Auteur teorisi, sinema dünyasındaki bir yönetmenin, filmlerinin yaratım sürecindeki belirgin ve tekrar eden özelliklerle kendine özgü bir sanatçı imzasına sahip olduğunu savunan bir film eleştiri yaklaşımıdır. Bu teori, bir filmi oluşturan unsurların (görüntü, senaryo, kurgu, ses, vb.) ana yaratıcı gücünün yönetmende toplandığını öne sürer ve bu yönetmenin filmlerinin kişisel bir ifadesi olarak kabul edilmesi gerektiğini iddia eder.
Auteur teorisi, ilk olarak Fransız film eleştirmeni ve yönetmen François Truffaut tarafından 1954 yılında “A Certain Tendency of the French Cinema” adlı makalesinde ortaya atılmıştır. Truffaut, bu makalesinde, bazı Fransız yönetmenlerin, özellikle de 1930’ların sonlarından 1950’lere kadar olan dönemdeki Fransız “Poetic Realism” akımına karşı çıkan bazı yönetmenlerin, kendi filmlerinde kişisel bir stil ve tema geliştirdiğini savunmuştur. Bu yönetmenler arasında Jean Renoir, Robert Bresson ve Jacques Becker gibi isimler bulunmaktadır.

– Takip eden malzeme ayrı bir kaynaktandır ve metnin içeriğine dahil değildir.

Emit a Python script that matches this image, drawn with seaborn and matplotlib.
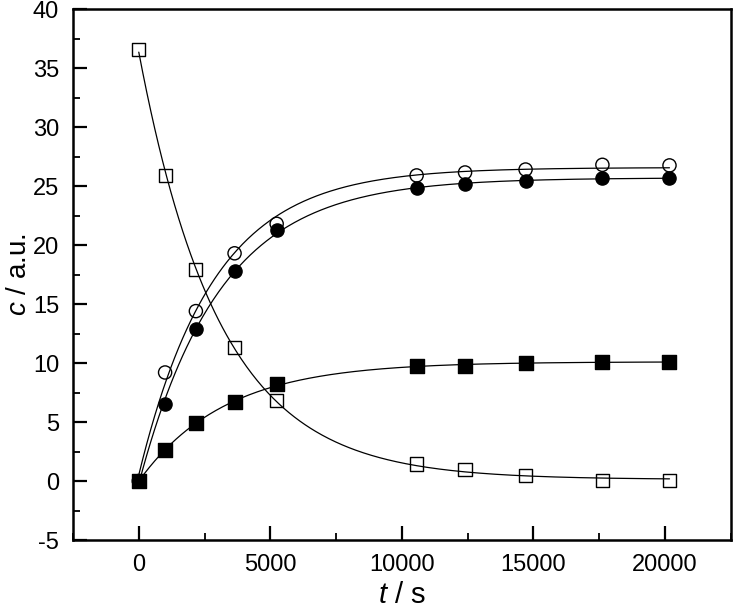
import numpy as np
import pandas as pd
import matplotlib
matplotlib.use("Agg")
import matplotlib.pyplot as plt
from matplotlib.ticker import MultipleLocator
import seaborn as sns

# sampling times (s)
t = [0, 1000, 2170, 3640, 5240, 10560, 12400, 14700, 17620, 20170]

# concentrations (a.u.)
open_square = [36.6, 25.9, 17.95, 11.35, 6.85, 1.45, 0.95, 0.45, 0.03, 0.03]
filled_square = [0.0, 2.65, 4.9, 6.7, 8.2, 9.72, 9.72, 10.0, 10.12, 10.12]
filled_circle = [0.0, 6.55, 12.9, 17.8, 21.25, 24.8, 25.2, 25.4, 25.65, 25.65]
open_circle = [0.0, 9.2, 14.4, 19.3, 21.8, 25.9, 26.15, 26.4, 26.8, 26.75]

series = [
    ("open_square", open_square, "s", "none"),
    ("filled_square", filled_square, "s", "black"),
    ("filled_circle", filled_circle, "o", "black"),
    ("open_circle", open_circle, "o", "none"),
]


def fit_first_order(x, y):
    # y = a + b*exp(-k*x), k by grid search, a and b by least squares
    x = np.asarray(x, float)
    y = np.asarray(y, float)
    best = None
    for k in np.logspace(-5, -2.5, 2000):
        A = np.column_stack([np.ones_like(x), np.exp(-k * x)])
        coef, *_ = np.linalg.lstsq(A, y, rcond=None)
        err = np.sum((A @ coef - y) ** 2)
        if best is None or err < best[0]:
            best = (err, k, coef)
    _, k, (a, b) = best
    return lambda xx: a + b * np.exp(-k * xx)


sns.set_style("ticks")
plt.rcParams['font.family'] = ['Liberation Sans', 'DejaVu Sans']
plt.rcParams['axes.unicode_minus'] = False
plt.rcParams['mathtext.fontset'] = 'custom'
plt.rcParams['mathtext.it'] = 'Liberation Sans:italic'
plt.rcParams['mathtext.rm'] = 'Liberation Sans'

fig = plt.figure(figsize=(7.33, 6.12), dpi=100)
ax = fig.add_axes([0.0996, 0.1176, 0.8974, 0.8676])

t_fine = np.linspace(min(t), max(t), 400)
for name, vals, marker, face in series:
    f = fit_first_order(t, vals)
    curve = pd.DataFrame({"t": t_fine, "c": f(t_fine)})
    sns.lineplot(data=curve, x="t", y="c", color="black", lw=0.9, ax=ax, zorder=2)

for name, vals, marker, face in series:
    df = pd.DataFrame({"t": t, "c": vals})
    sns.scatterplot(data=df, x="t", y="c", marker=marker, s=90,
                    facecolor=face, edgecolor="black", linewidth=1.0,
                    ax=ax, zorder=3)

ax.set_xlim(-2500, 22500)
ax.set_ylim(-5, 40)
ax.xaxis.set_major_locator(MultipleLocator(5000))
ax.xaxis.set_minor_locator(MultipleLocator(2500))
ax.yaxis.set_major_locator(MultipleLocator(5))
ax.yaxis.set_minor_locator(MultipleLocator(2.5))
ax.tick_params(which="major", direction="in", length=10, width=1.6,
               labelsize=17, pad=10, top=False, right=False,
               color="black", labelcolor="black")
ax.tick_params(which="minor", direction="in", length=5, width=1.3,
               top=False, right=False, color="black")
for sp in ax.spines.values():
    sp.set_linewidth(1.8)
    sp.set_color("black")

ax.set_xlabel(r"$t$ / s", fontsize=21, labelpad=4, color="black")
ax.set_ylabel(r"$c$ / a.u.", fontsize=20, color="black")
ax.yaxis.set_label_coords(-0.062, 0.5)

fig.savefig("out.png", dpi=100)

Ancak, auteur teorisi terimi daha sonra Amerikalı film eleştirmeni Andrew Sarris tarafından popüler hale getirildi. Sarris, 1962 yılında yayımladığı “Notes on the Auteur Theory” adlı makalesinde, auteur teorisini Amerikan sinemasına uyarlamış ve kendi sınıflandırma sistemini oluşturarak birçok yönetmeni auteur olarak tanımlamıştır. Sarris’in sınıflandırması üç ana kategoriye dayanmaktadır: teknik yeterlilik, kişisel stil ve içerik. Ona göre, bir yönetmen bu üç kriterde de belirgin bir şekilde ortaya çıkıyorsa, o kişi bir auteur olarak kabul edilmelidir.

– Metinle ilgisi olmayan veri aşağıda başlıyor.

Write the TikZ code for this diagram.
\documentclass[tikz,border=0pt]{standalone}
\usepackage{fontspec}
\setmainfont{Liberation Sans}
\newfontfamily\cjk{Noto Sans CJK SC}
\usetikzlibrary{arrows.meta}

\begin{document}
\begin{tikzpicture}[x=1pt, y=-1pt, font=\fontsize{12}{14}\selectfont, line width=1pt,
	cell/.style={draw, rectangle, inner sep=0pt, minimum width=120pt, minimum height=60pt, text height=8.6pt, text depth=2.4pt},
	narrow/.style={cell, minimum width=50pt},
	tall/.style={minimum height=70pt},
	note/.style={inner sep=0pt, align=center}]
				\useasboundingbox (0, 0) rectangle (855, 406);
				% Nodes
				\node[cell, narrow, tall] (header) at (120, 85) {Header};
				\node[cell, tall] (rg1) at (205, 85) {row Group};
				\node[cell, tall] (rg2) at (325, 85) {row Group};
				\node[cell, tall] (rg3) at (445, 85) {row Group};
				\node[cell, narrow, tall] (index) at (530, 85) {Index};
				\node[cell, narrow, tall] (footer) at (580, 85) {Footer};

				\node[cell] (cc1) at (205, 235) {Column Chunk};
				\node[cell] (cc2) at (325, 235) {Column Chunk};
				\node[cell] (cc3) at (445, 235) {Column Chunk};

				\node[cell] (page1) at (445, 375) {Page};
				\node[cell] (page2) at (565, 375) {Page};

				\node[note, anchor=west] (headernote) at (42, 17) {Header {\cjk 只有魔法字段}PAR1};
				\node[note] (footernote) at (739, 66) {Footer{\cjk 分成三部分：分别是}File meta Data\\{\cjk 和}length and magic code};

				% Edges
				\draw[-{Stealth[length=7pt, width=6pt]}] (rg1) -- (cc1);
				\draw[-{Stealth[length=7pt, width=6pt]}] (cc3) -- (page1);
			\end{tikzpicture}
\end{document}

Auteur teorisi, sinema eleştirmenleri arasında tartışmalı bir konu olmuştur. Bazı eleştirmenler, filmlerin birçok farklı sanatçı ve profesyonelin bir araya gelmesiyle oluştuğunu ve bu nedenle bir filmin sadece bir kişiye atfedilemeyeceğini savunmuşlardır. Diğerleri ise, bir yönetmenin filmin her aşamasında önemli bir rol oynayarak, filmi kişisel bir ifade olarak şekillendirdiğini ve bu nedenle auteur teorisinin geçerli olduğunu düşünmüşlerdir.
Auteur teorisi, sinema tarihinde birçok ünlü yönetmenle ilişkilendirilmiştir. Örneğin, Alfred Hitchcock’un kariyeri boyunca kendine özgü gerilim ve korku filmleriyle tanınması, onu auteur teorisi bağlamında önemli bir figür haline getirmiştir. Hitchcock’un filmlerindeki belirgin temalar, kamera kullanımı ve kurgusal tercihler, onu auteur teorisinin öncülerinden biri yapmıştır.
Martin Scorsese de auteur teorisinin etkili olduğu bir diğer yönetmendir. Scorsese’nin filmlerinde sıklıkla karşılaşılan temalar arasında suç, ahlaki çatışmalar, İtalyan-Amerikan kültürü ve dini motifler bulunmaktadır. Ayrıca Scorsese’nin sinematografik tarzı, uzun takip planları, dinamik kamera hareketleri ve müziği kullanma biçimi gibi unsurlarla kendine özgüdür.
Stanley Kubrick, auteur teorisine uygun olarak değerlendirilen bir diğer önemli yönetmendir. Kubrick’in filmleri, estetik özen, derinlemesine tematik keşifler ve sıradışı anlatı teknikleriyle dikkat çeker. “2001: A Space Odyssey”, “A Clockwork Orange” ve “The Shining” gibi Kubrick filmleri, yönetmenin belirgin stilini ve sinematografik imzasını taşır.
Sonuç olarak, auteur teorisi, sinema eleştirmenleri arasında hala önemli bir tartışma konusu olmasına rağmen, birçok ünlü yönetmenle ilişkilendirilmiş ve sinema analizi için önemli bir çerçeve sağlamıştır. Bu teori, bir yönetmenin filmlerinin arkasındaki yaratıcı gücü vurgulayarak, sinemanın sanatsal boyutunu keşfetmeye ve yönetmenin kişisel ifadesini anlamaya yönelik bir yaklaşım sunar.